Integrar a comissão de protecção de crianças e jovens (CPCJ) enquanto membro da comissão alargada (principalmente) da nossa cidade.
Fazer parte de uma associação de pais ou ser representante dos pais na turma.
Os pais estão sempre à espera que outros assumam estas tarefas e inventam todas as desculpas, o trabalho, a falta de tempo, falta de jeito, para não estarem onde é necessário "defender" os filhos.
Fazer parte de uma associação de apoio a idosos porque os nossos idosos precisam de nós, às vezes são os nossos pais ou nossos familiares…
Ajudar as crianças que são da nossa própria família. Os avós podem ficar com os netos durante algum tempo, podendo os pais realizar tarefas importantes e necessárias.

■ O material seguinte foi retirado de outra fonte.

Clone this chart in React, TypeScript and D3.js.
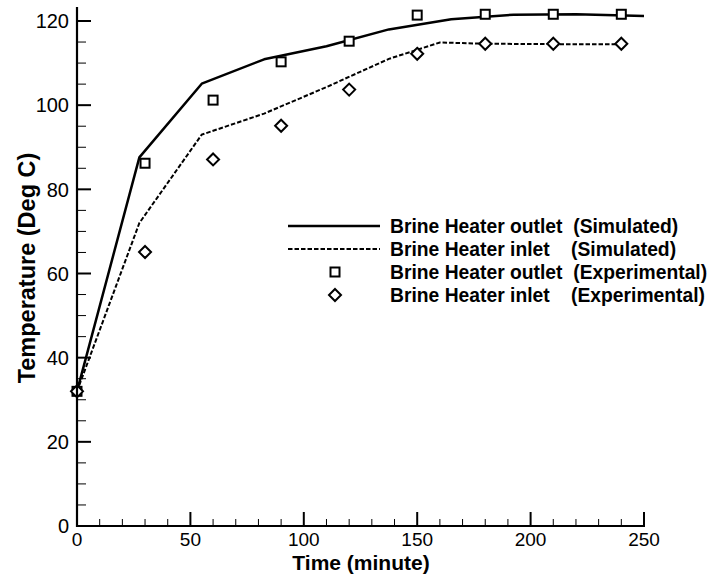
import React from "react";
import * as d3 from "d3";

const simOutTime = [0, 27.5, 55, 82.5, 110, 137.5, 165, 192.5, 220, 250];
const simOutTemp = [32, 87.6, 105.1, 110.9, 114, 118, 120.4, 121.5, 121.6, 121.2];
const simInTime = [0, 27.5, 55, 82.5, 110, 137.5, 160, 180, 210, 240];
const simInTemp = [32, 72, 93, 98, 104.3, 111, 114.9, 114.6, 114.5, 114.5];
const expTime = [0, 30, 60, 90, 120, 150, 180, 210, 240];
const expOutTemp = [32, 86.2, 101.2, 110.3, 115.2, 121.4, 121.6, 121.6, 121.6];
const expInTemp = [32, 65.1, 87.1, 95.1, 103.7, 112.2, 114.6, 114.6, 114.6];
const xTicks = [0, 50, 100, 150, 200, 250];
const yTicks = [0, 20, 40, 60, 80, 100, 120];
const legendLabels = [
  "Brine Heater outlet  (Simulated)",
  "Brine Heater inlet    (Simulated)",
  "Brine Heater outlet  (Experimental)",
  "Brine Heater inlet    (Experimental)",
];

const FONT = "'Liberation Sans', Arial, Helvetica, sans-serif";

export default function App() {
  const x = d3.scaleLinear().domain([0, 250]).range([77, 644]);
  const y = d3.scaleLinear().domain([0, 120]).range([526, 21]);
  const yTop = 7;

  const line = d3
    .line<[number, number]>()
    .x((d) => x(d[0]))
    .y((d) => y(d[1]));

  const outPath = line(simOutTime.map((t, i) => [t, simOutTemp[i]]) as [number, number][]) || "";
  const inPath = line(simInTime.map((t, i) => [t, simInTemp[i]]) as [number, number][]) || "";

  const xMinor = d3.range(0, 251, 10).filter((v) => v % 50 !== 0);
  const yMinor = d3.range(0, 121, 5).filter((v) => v % 20 !== 0);
  const square = (cx: number, cy: number, k: string) => (
    <rect key={k} x={cx - 4.5} y={cy - 4.5} width={9} height={9} fill="white" stroke="black" strokeWidth={2} />
  );
  const diamond = (cx: number, cy: number, k: string) => (
    <path
      key={k}
      d={`M${cx},${cy - 6}L${cx + 6},${cy}L${cx},${cy + 6}L${cx - 6},${cy}Z`}
      fill="white"
      stroke="black"
      strokeWidth={2}
    />
  );

  const legendY = [226, 249, 272, 295];

  return (
    <svg
      width={709}
      height={575}
      style={{ position: "absolute", left: 0, top: 0, background: "white" }}
      fontFamily={FONT}
    >
      <rect x={0} y={0} width={709} height={575} fill="white" />
      <path d={outPath} fill="none" stroke="black" strokeWidth={2.5} strokeLinejoin="round" />
      <path d={inPath} fill="none" stroke="black" strokeWidth={2} strokeDasharray="4.5,2" />
      {expTime.map((t, i) => square(x(t), y(expOutTemp[i]), "s" + i))}
      {expTime.map((t, i) => diamond(x(t), y(expInTemp[i]), "d" + i))}

      <line x1={x(0)} x2={x(0)} y1={yTop} y2={y(0) + 1} stroke="black" strokeWidth={2.2} />
      <line x1={x(0) - 1} x2={x(250) + 1} y1={y(0)} y2={y(0)} stroke="black" strokeWidth={2.2} />
      {yTicks.map((v) => (
        <g key={"yt" + v}>
          <line x1={x(0)} x2={x(0) + 14} y1={y(v)} y2={y(v)} stroke="black" strokeWidth={2} />
          <text x={69} y={y(v)} dy="0.36em" textAnchor="end" fontSize={20}>
            {v}
          </text>
        </g>
      ))}
      {yMinor.map((v) => (
        <line key={"ym" + v} x1={x(0)} x2={x(0) + 9} y1={y(v)} y2={y(v)} stroke="black" strokeWidth={1} />
      ))}
      {xTicks.map((v) => (
        <g key={"xt" + v}>
          <line x1={x(v)} x2={x(v)} y1={y(0)} y2={y(0) - 14} stroke="black" strokeWidth={2} />
          <text x={x(v)} y={545.5} textAnchor="middle" fontSize={19}>
            {v}
          </text>
        </g>
      ))}
      {xMinor.map((v) => (
        <line key={"xm" + v} x1={x(v)} x2={x(v)} y1={y(0)} y2={y(0) - 7} stroke="black" strokeWidth={1} />
      ))}

      <text x={361} y={570} textAnchor="middle" fontSize={21} fontWeight="bold">
        Time (minute)
      </text>
      <text
        transform={`translate(35,268) rotate(-90)`}
        textAnchor="middle"
        fontSize={23.5}
        fontWeight="bold"
      >
        Temperature (Deg C)
      </text>

      <line x1={288} x2={380} y1={legendY[0]} y2={legendY[0]} stroke="black" strokeWidth={2.5} />
      <line x1={288} x2={380} y1={legendY[1]} y2={legendY[1]} stroke="black" strokeWidth={2} strokeDasharray="4.5,2" />
      {square(335, legendY[2], "ls")}
      {diamond(335, legendY[3], "ld")}
      {legendLabels.map((s, i) => (
        <text key={"lg" + i} x={390} y={legendY[i]} dy="0.36em" fontSize={19.3} fontWeight="bold" style={{ whiteSpace: "pre" }}>
          {s}
        </text>
      ))}
    </svg>
  );
}
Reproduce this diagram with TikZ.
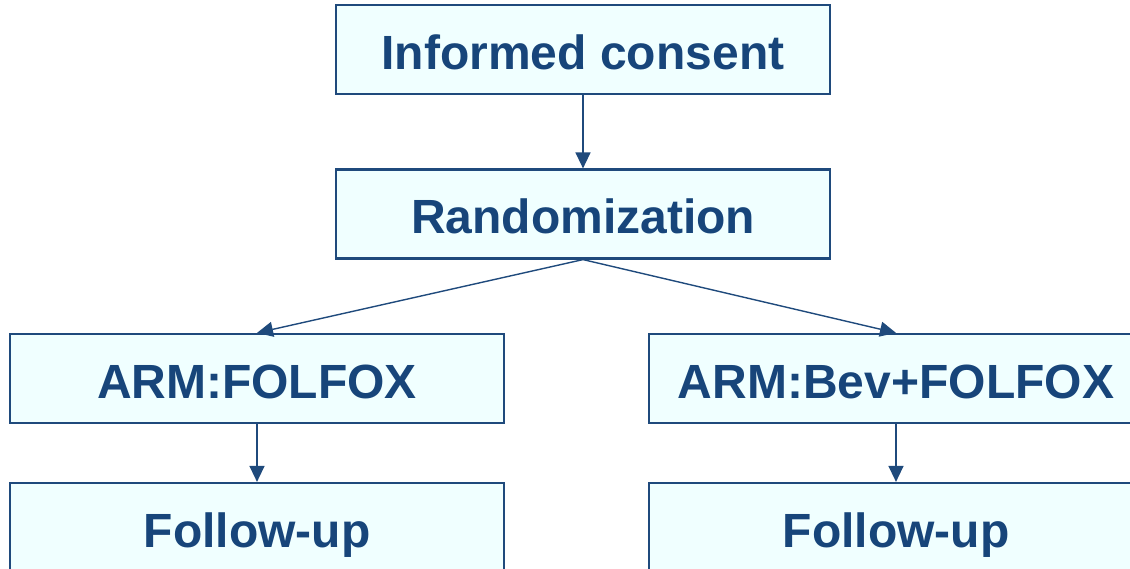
\documentclass[tikz,border=0pt]{standalone}
\usepackage{fontspec}
\setmainfont{Liberation Sans}
\usetikzlibrary{arrows.meta}
\definecolor{boxline}{HTML}{1F4A7C}
\definecolor{boxtext}{HTML}{17457A}
\definecolor{boxfill}{HTML}{F0FFFF}
\begin{document}
\begin{tikzpicture}[
  x=1pt, y=1pt,
  stage/.style={rectangle, draw=boxline, line width=2.2pt, fill=boxfill, text=boxtext,
    minimum width=494pt, minimum height=89pt, inner sep=0pt,
    text height=40pt, text depth=0pt,
    font=\bfseries\fontsize{48}{56}\selectfont},
  flow/.style={-{Triangle[length=16pt,width=15pt]}, draw=boxline, line width=1.4pt}
]
\useasboundingbox (0,0) rectangle (1130,569);
% Main line
\node[stage] (consent) at (583,519.5) {Informed consent};
\node[stage, below of=consent, node distance=164.5pt] (rand) {Randomization};

% Arms
\node[stage, below of=rand, node distance=164.5pt, xshift=-326pt] (armfol) {ARM:FOLFOX};
\node[stage, below of=rand, node distance=164.5pt, xshift=313pt] (armbev) {ARM:Bev+FOLFOX};

% Follow-up
\node[stage, below of=armfol, node distance=149pt] (follow_l) {Follow-up};
\node[stage, below of=armbev, node distance=149pt] (follow_r) {Follow-up};

% Connections
\draw[flow] (consent) -- (rand);
\draw[flow] (rand.south) -- (armfol.north);
\draw[flow] (rand.south) -- (armbev.north);
\draw[flow] (armfol) -- (follow_l);
\draw[flow] (armbev) -- (follow_r);
\end{tikzpicture}
\end{document}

Tantas actividades da nossa vida quotidiana onde é possível fazer a diferença para uma vida com mais qualidade. Tão fácil e tão difícil.
A tendência é ajudar quem está longe e não vemos nem pensamos que podemos ser voluntários mesmo ao pé da porta, ajudar os nossos vizinhos, os nossos familiares tão necessitados como os outros que estão longe.
Podemos começar por aqui.
Porque santos de casa, ao contrário do que diz o ditado, também fazem milagres.